If you can imagine, it gets worse.
Twitter is going to base its decisions on what exactly constitutes “scientific consensus” by referring to the bible of global warming — reports from the Intergovernmental Panel on Climate Change (IPCC).
Do they really want to do that? After all, an IPCC report said that Himalayan glaciers would disappear by 2035 despite the fact that some of them appear to be growing.
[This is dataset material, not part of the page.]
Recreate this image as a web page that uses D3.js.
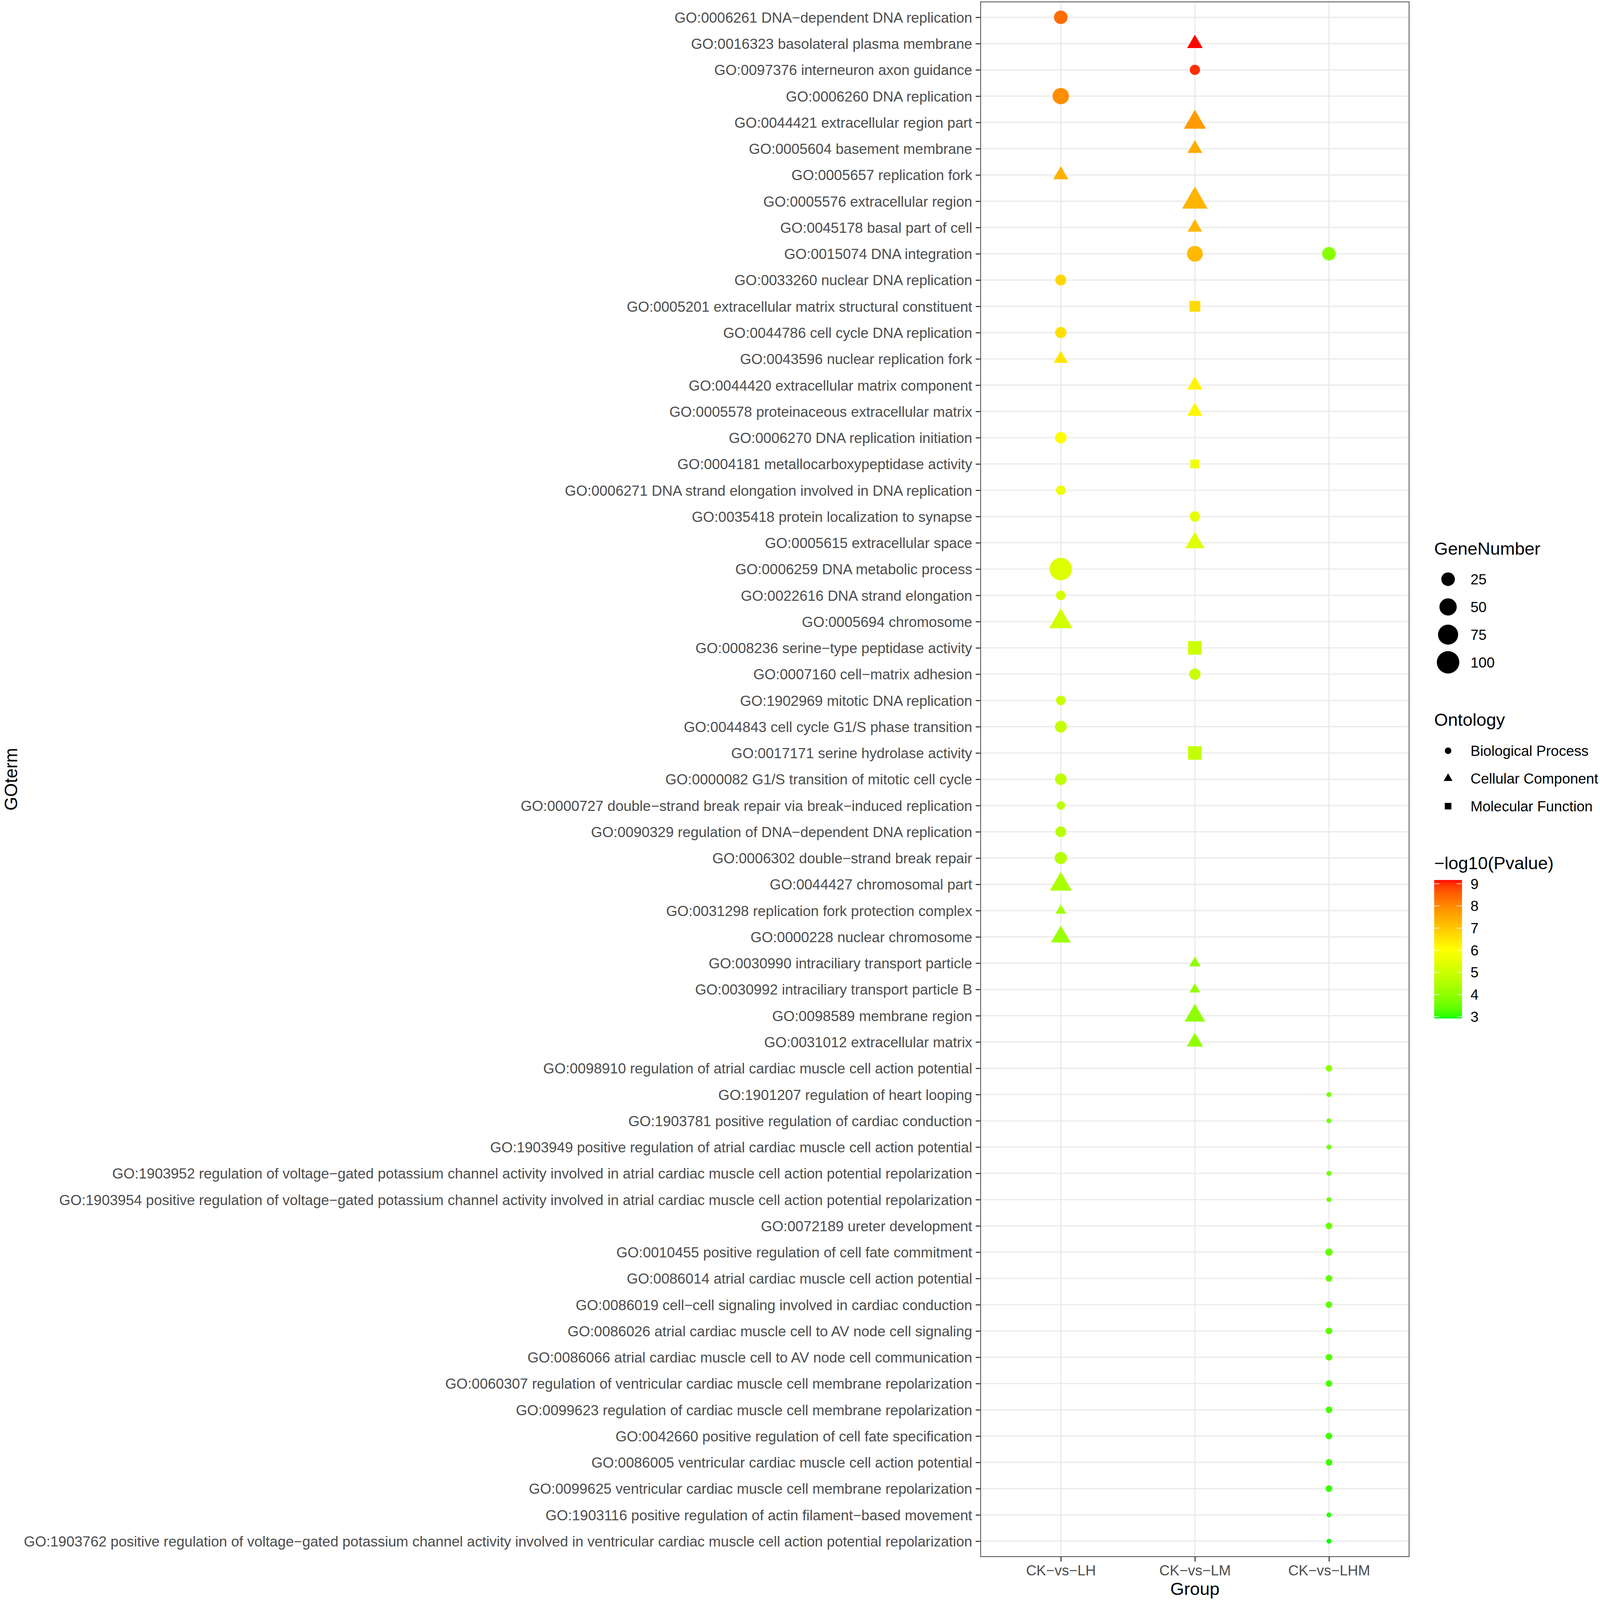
<!DOCTYPE html>
<html><head><meta charset="utf-8">
<script src="https://cdn.jsdelivr.net/npm/d3@7"></script>
<style>
html,body{margin:0;padding:0;background:#fff;width:100%;height:100%;overflow:hidden}
svg{display:block;width:100vw;height:100vh}
text{font-family:"Liberation Sans",Arial,Helvetica,sans-serif}
</style>
</head><body>
<svg id="chart" viewBox="0 0 4139 4160" preserveAspectRatio="none"></svg>
<script>
// ---------------- data ----------------
const groups = ["CK−vs−LH", "CK−vs−LM", "CK−vs−LHM"];

const terms = [
"GO:0006261 DNA−dependent DNA replication",
"GO:0016323 basolateral plasma membrane",
"GO:0097376 interneuron axon guidance",
"GO:0006260 DNA replication",
"GO:0044421 extracellular region part",
"GO:0005604 basement membrane",
"GO:0005657 replication fork",
"GO:0005576 extracellular region",
"GO:0045178 basal part of cell",
"GO:0015074 DNA integration",
"GO:0033260 nuclear DNA replication",
"GO:0005201 extracellular matrix structural constituent",
"GO:0044786 cell cycle DNA replication",
"GO:0043596 nuclear replication fork",
"GO:0044420 extracellular matrix component",
"GO:0005578 proteinaceous extracellular matrix",
"GO:0006270 DNA replication initiation",
"GO:0004181 metallocarboxypeptidase activity",
"GO:0006271 DNA strand elongation involved in DNA replication",
"GO:0035418 protein localization to synapse",
"GO:0005615 extracellular space",
"GO:0006259 DNA metabolic process",
"GO:0022616 DNA strand elongation",
"GO:0005694 chromosome",
"GO:0008236 serine−type peptidase activity",
"GO:0007160 cell−matrix adhesion",
"GO:1902969 mitotic DNA replication",
"GO:0044843 cell cycle G1/S phase transition",
"GO:0017171 serine hydrolase activity",
"GO:0000082 G1/S transition of mitotic cell cycle",
"GO:0000727 double−strand break repair via break−induced replication",
"GO:0090329 regulation of DNA−dependent DNA replication",
"GO:0006302 double−strand break repair",
"GO:0044427 chromosomal part",
"GO:0031298 replication fork protection complex",
"GO:0000228 nuclear chromosome",
"GO:0030990 intraciliary transport particle",
"GO:0030992 intraciliary transport particle B",
"GO:0098589 membrane region",
"GO:0031012 extracellular matrix",
"GO:0098910 regulation of atrial cardiac muscle cell action potential",
"GO:1901207 regulation of heart looping",
"GO:1903781 positive regulation of cardiac conduction",
"GO:1903949 positive regulation of atrial cardiac muscle cell action potential",
"GO:1903952 regulation of voltage−gated potassium channel activity involved in atrial cardiac muscle cell action potential repolarization",
"GO:1903954 positive regulation of voltage−gated potassium channel activity involved in atrial cardiac muscle cell action potential repolarization",
"GO:0072189 ureter development",
"GO:0010455 positive regulation of cell fate commitment",
"GO:0086014 atrial cardiac muscle cell action potential",
"GO:0086019 cell−cell signaling involved in cardiac conduction",
"GO:0086026 atrial cardiac muscle cell to AV node cell signaling",
"GO:0086066 atrial cardiac muscle cell to AV node cell communication",
"GO:0060307 regulation of ventricular cardiac muscle cell membrane repolarization",
"GO:0099623 regulation of cardiac muscle cell membrane repolarization",
"GO:0042660 positive regulation of cell fate specification",
"GO:0086005 ventricular cardiac muscle cell action potential",
"GO:0099625 ventricular cardiac muscle cell membrane repolarization",
"GO:1903116 positive regulation of actin filament−based movement",
"GO:1903762 positive regulation of voltage−gated potassium channel activity involved in ventricular cardiac muscle cell action potential repolarization"
];

const ontologies = ["Biological Process", "Cellular Component", "Molecular Function"];

// ontology of each term (same order as terms): BP / CC / MF
const termOntology = [
"BP","CC","BP","BP","CC","CC","CC","CC","CC","BP",
"BP","MF","BP","CC","CC","CC","BP","MF","BP","BP",
"CC","BP","BP","CC","MF","BP","BP","BP","MF","BP",
"BP","BP","BP","CC","CC","CC","CC","CC","CC","CC",
"BP","BP","BP","BP","BP","BP","BP","BP","BP","BP",
"BP","BP","BP","BP","BP","BP","BP","BP","BP"
];

// points: term id, group, gene number, -log10(Pvalue)
const pointGO = [
"GO:0006261","GO:0016323","GO:0097376","GO:0006260","GO:0044421","GO:0005604","GO:0005657","GO:0005576","GO:0045178","GO:0015074",
"GO:0015074","GO:0033260","GO:0005201","GO:0044786","GO:0043596","GO:0044420","GO:0005578","GO:0006270","GO:0004181","GO:0006271",
"GO:0035418","GO:0005615","GO:0006259","GO:0022616","GO:0005694","GO:0008236","GO:0007160","GO:1902969","GO:0044843","GO:0017171",
"GO:0000082","GO:0000727","GO:0090329","GO:0006302","GO:0044427","GO:0031298","GO:0000228","GO:0030990","GO:0030992","GO:0098589",
"GO:0031012","GO:0098910","GO:1901207","GO:1903781","GO:1903949","GO:1903952","GO:1903954","GO:0072189","GO:0010455","GO:0086014",
"GO:0086019","GO:0086026","GO:0086066","GO:0060307","GO:0099623","GO:0042660","GO:0086005","GO:0099625","GO:1903116","GO:1903762"
];
const pointGroup = [
"CK−vs−LH","CK−vs−LM","CK−vs−LM","CK−vs−LH","CK−vs−LM","CK−vs−LM","CK−vs−LH","CK−vs−LM","CK−vs−LM","CK−vs−LM",
"CK−vs−LHM","CK−vs−LH","CK−vs−LM","CK−vs−LH","CK−vs−LH","CK−vs−LM","CK−vs−LM","CK−vs−LH","CK−vs−LM","CK−vs−LH",
"CK−vs−LM","CK−vs−LM","CK−vs−LH","CK−vs−LH","CK−vs−LH","CK−vs−LM","CK−vs−LM","CK−vs−LH","CK−vs−LH","CK−vs−LM",
"CK−vs−LH","CK−vs−LH","CK−vs−LH","CK−vs−LH","CK−vs−LH","CK−vs−LH","CK−vs−LH","CK−vs−LM","CK−vs−LM","CK−vs−LM",
"CK−vs−LM","CK−vs−LHM","CK−vs−LHM","CK−vs−LHM","CK−vs−LHM","CK−vs−LHM","CK−vs−LHM","CK−vs−LHM","CK−vs−LHM","CK−vs−LHM",
"CK−vs−LHM","CK−vs−LHM","CK−vs−LHM","CK−vs−LHM","CK−vs−LHM","CK−vs−LHM","CK−vs−LHM","CK−vs−LHM","CK−vs−LHM","CK−vs−LHM"
];
const geneNumber = [
25,15,10,43,43,13,14,64,12,39,
25,13,12,14,11,14,14,15,6,8,
11,28,100,8,49,25,14,8,16,25,
15,5,12,18,42,4,31,5,4,35,
17,2,1,1,1,1,1,2,3,2,
2,2,2,2,2,2,2,2,1,1
];
const negLog10P = [
8.39,9.17,9.00,7.92,7.73,7.46,7.36,7.31,7.28,7.23,
3.88,6.72,6.66,6.60,6.47,6.21,6.18,6.08,5.74,5.70,
5.54,5.42,5.35,5.20,5.14,5.03,4.96,4.93,4.90,4.88,
4.79,4.72,4.66,4.60,4.41,4.26,4.16,4.04,4.02,4.00,
3.99,3.97,3.66,3.63,3.60,3.57,3.56,3.49,3.48,3.43,
3.39,3.35,3.29,3.22,3.19,3.16,3.12,3.08,3.02,2.92
];

const sizeBreaks = [25, 50, 75, 100];
const colorTicks = [3, 4, 5, 6, 7, 8, 9];

// ---------------- layout ----------------
const svg = d3.select("#chart");
const FONT_S = 37.4, FONT_L = 45.8;
const panel = {left: 2536, right: 3646, top: 4, bottom: 4048};

const x = d3.scalePoint().domain(groups).range([panel.left, panel.right]).padding(0.6);
const y = d3.scalePoint().domain(terms).range([panel.top, panel.bottom]).padding(0.6);

const termById = new Map(terms.map((t, i) => [t.split(" ")[0], i]));
const points = pointGO.map((id, i) => {
  const ti = termById.get(id);
  return {term: terms[ti], ont: termOntology[ti], group: pointGroup[i], n: geneNumber[i], p: negLog10P[i]};
});

const [pMin, pMax] = d3.extent(negLog10P);
const color = d3.scaleLinear()
  .domain([pMin, (pMin + pMax) / 2, pMax])
  .range(["#00FF00", "#FFFF00", "#FF0000"])
  .interpolate(d3.interpolateLab);

const nMin = d3.min(geneNumber), nMax = d3.max(geneNumber);
const sizeScale = d3.scaleSqrt().domain([0, nMax - nMin]).range([0, 22.7]);
const radius = n => 6.4 + sizeScale(n - nMin);

function drawShape(g, type, cx, cy, R, fill) {
  if (type === "BP") {
    g.append("circle").attr("cx", cx).attr("cy", cy).attr("r", R).attr("fill", fill);
  } else if (type === "CC") {
    const r = 1.5551 * R, xc = 1.3468 * R, yc = 0.7776 * R;
    g.append("path")
      .attr("d", `M${cx},${cy - r}L${cx + xc},${cy + yc}L${cx - xc},${cy + yc}Z`)
      .attr("fill", fill);
  } else {
    g.append("rect").attr("x", cx - R).attr("y", cy - R)
      .attr("width", 2 * R).attr("height", 2 * R).attr("fill", fill);
  }
}

// grid
const grid = svg.append("g");
grid.selectAll("line.h").data(terms).join("line")
  .attr("x1", panel.left).attr("x2", panel.right)
  .attr("y1", d => y(d)).attr("y2", d => y(d))
  .attr("stroke", "#EBEBEB").attr("stroke-width", 3.2);
grid.selectAll("line.v").data(groups).join("line")
  .attr("y1", panel.top).attr("y2", panel.bottom)
  .attr("x1", d => x(d)).attr("x2", d => x(d))
  .attr("stroke", "#EBEBEB").attr("stroke-width", 3.2);

// points
const pg = svg.append("g");
points.forEach(d => drawShape(pg, d.ont, x(d.group), y(d.term), radius(d.n), color(d.p)));

// border
svg.append("rect")
  .attr("x", panel.left + 0.8).attr("y", panel.top + 0.8)
  .attr("width", panel.right - panel.left - 1.6).attr("height", panel.bottom - panel.top - 1.6)
  .attr("fill", "none").attr("stroke", "#333333").attr("stroke-width", 1.8);

// axes
const yAxis = svg.append("g").attr("transform", `translate(${panel.left},0)`)
  .call(d3.axisLeft(y).tickSize(12).tickPadding(9));
const xAxis = svg.append("g").attr("transform", `translate(0,${panel.bottom})`)
  .call(d3.axisBottom(x).tickSize(12).tickPadding(9));
[yAxis, xAxis].forEach(a => {
  a.select(".domain").remove();
  a.selectAll(".tick line").attr("stroke", "#333333").attr("stroke-width", 2.7);
  a.selectAll(".tick text").attr("fill", "#4D4D4D").style("font-size", FONT_S + "px")
    .style("font-family", '"Liberation Sans",Arial,sans-serif');
});
yAxis.selectAll(".tick text").attr("dy", "0.355em");
xAxis.selectAll(".tick text").attr("dy", "0.71em");

// axis titles
svg.append("text").attr("x", (panel.left + panel.right) / 2).attr("y", 4147)
  .attr("text-anchor", "middle").style("font-size", FONT_L + "px").attr("fill", "#000").text("Group");
svg.append("text").attr("transform", `translate(44,${(panel.top + panel.bottom) / 2}) rotate(-90)`)
  .attr("text-anchor", "middle").style("font-size", FONT_L + "px").attr("fill", "#000").text("GOterm");

// ---------------- legends ----------------
const LX = 3710, KEY = 72, LABX = 3804;
const lg = svg.append("g");

// GeneNumber
lg.append("text").attr("x", LX).attr("y", 1442).style("font-size", FONT_L + "px").text("GeneNumber");
sizeBreaks.forEach((b, i) => {
  const cy = 1506 + i * KEY;
  drawShape(lg, "BP", LX + KEY / 2, cy, radius(b), "#000");
  lg.append("text").attr("x", LABX).attr("y", cy).attr("dy", "0.355em")
    .style("font-size", FONT_S + "px").text(b);
});

// Ontology
lg.append("text").attr("x", LX).attr("y", 1887).style("font-size", FONT_L + "px").text("Ontology");
["BP", "CC", "MF"].forEach((o, i) => {
  const cy = 1952 + i * KEY;
  drawShape(lg, o, LX + KEY / 2, cy, 8.5, "#000");
  lg.append("text").attr("x", LABX).attr("y", cy).attr("dy", "0.355em")
    .style("font-size", FONT_S + "px").text(ontologies[i]);
});

// colour bar
lg.append("text").attr("x", LX).attr("y", 2260).style("font-size", FONT_L + "px").text("−log10(Pvalue)");
const barTop = 2288, barH = 5 * KEY, barW = KEY;
const cb = d3.scaleLinear().domain([pMin, pMax]).range([barTop + barH, barTop]);
const defs = svg.append("defs");
const grad = defs.append("linearGradient").attr("id", "cbar")
  .attr("x1", 0).attr("y1", 1).attr("x2", 0).attr("y2", 0);
d3.range(0, 1.0001, 0.02).forEach(t => {
  grad.append("stop").attr("offset", t).attr("stop-color", color(pMin + t * (pMax - pMin)));
});
lg.append("rect").attr("x", LX).attr("y", barTop).attr("width", barW).attr("height", barH)
  .attr("fill", "url(#cbar)");
colorTicks.forEach(v => {
  const yy = cb(v);
  lg.append("line").attr("x1", LX).attr("x2", LX + 14).attr("y1", yy).attr("y2", yy)
    .attr("stroke", "#fff").attr("stroke-width", 1.5);
  lg.append("line").attr("x1", LX + barW - 14).attr("x2", LX + barW).attr("y1", yy).attr("y2", yy)
    .attr("stroke", "#fff").attr("stroke-width", 1.5);
  lg.append("text").attr("x", LABX).attr("y", yy).attr("dy", "0.355em")
    .style("font-size", FONT_S + "px").text(v);
});
</script>
</body></html>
And for 11 years, according to the IPCC, global temperatures didn’t rise at all.
“We believe that climate denialism shouldn’t be monetized on Twitter, and that misrepresentative ads shouldn’t detract from important conversations about the climate crisis,” the company said in a blog post. “We recognize that misleading information about climate change can undermine efforts to protect the planet.”
If “climate denialism” shouldn’t be monetized, why allow climate hysteria to make money? These NGOs and anti-capitalist groups have been exaggerating the risks of global warming for 50 years. Why do they get to tell lies and frighten people to raise money while the deniers are not?
In the marketplace of ideas, both sides should be allowed to spout their nonsense and let the people decide what to believe.
Twitter’s Friday announcement — coinciding with Earth Day — is part of a larger trend by social media companies to address criticism from activists that they are doing too little to combat climate change disinformation campaigns from spreading rapidly on their massive networks on their sprawling networks. In recent years, tech companies have been introducing new labels and information hubs to elevate accurate information about the environment while taking steps to limit the spread of falsehoods.
So Twitter is going to allow “activists” to have a say in what is “misinformation” and what is a “difference of opinion”? In essence, that’s what we’re discussing.
Real science doesn’t care if a “consensus” has been reached on an issue. Until the 1970s, the “consensus view” was the “steady-state theory” that explained the origin of the universe. Now, an overwhelming number of scientists and cosmologists subscribe to the misnamed “Big Bang” theory to explain the beginnings of time.
Which “consensus” should we use?
It also coincides with Elon Musk’s $43 billion hostile takeover bid for Twitter, which he launched last week amid weeks of talk about the importance of free speech. At a TED conference last week Musk called the company the public town square.
“I think we would want to err on the, if in doubt, let the speech, let it exist. But if it’s a gray area, I would say let the tweet exist,” he said.
That free speech stance may contradict Twitter’s push toward more content moderation, including in the area of climate change.
Look at the way news and information about the coronavirus emerged. Should Twitter now reinstate all those people they banned who questioned the science, the school closings, and the other “follow the science” postulates that were later shown to be wrong?
Elon Musk believes that Twitter and other social networks are akin to the early American town squares where citizens would gather on the quads and greens to meet, gossip, and talk about crops and politics. It’s a vital exercise in democracy, and the social media censors should stop trying to decide who’s telling tall tales and who isn’t.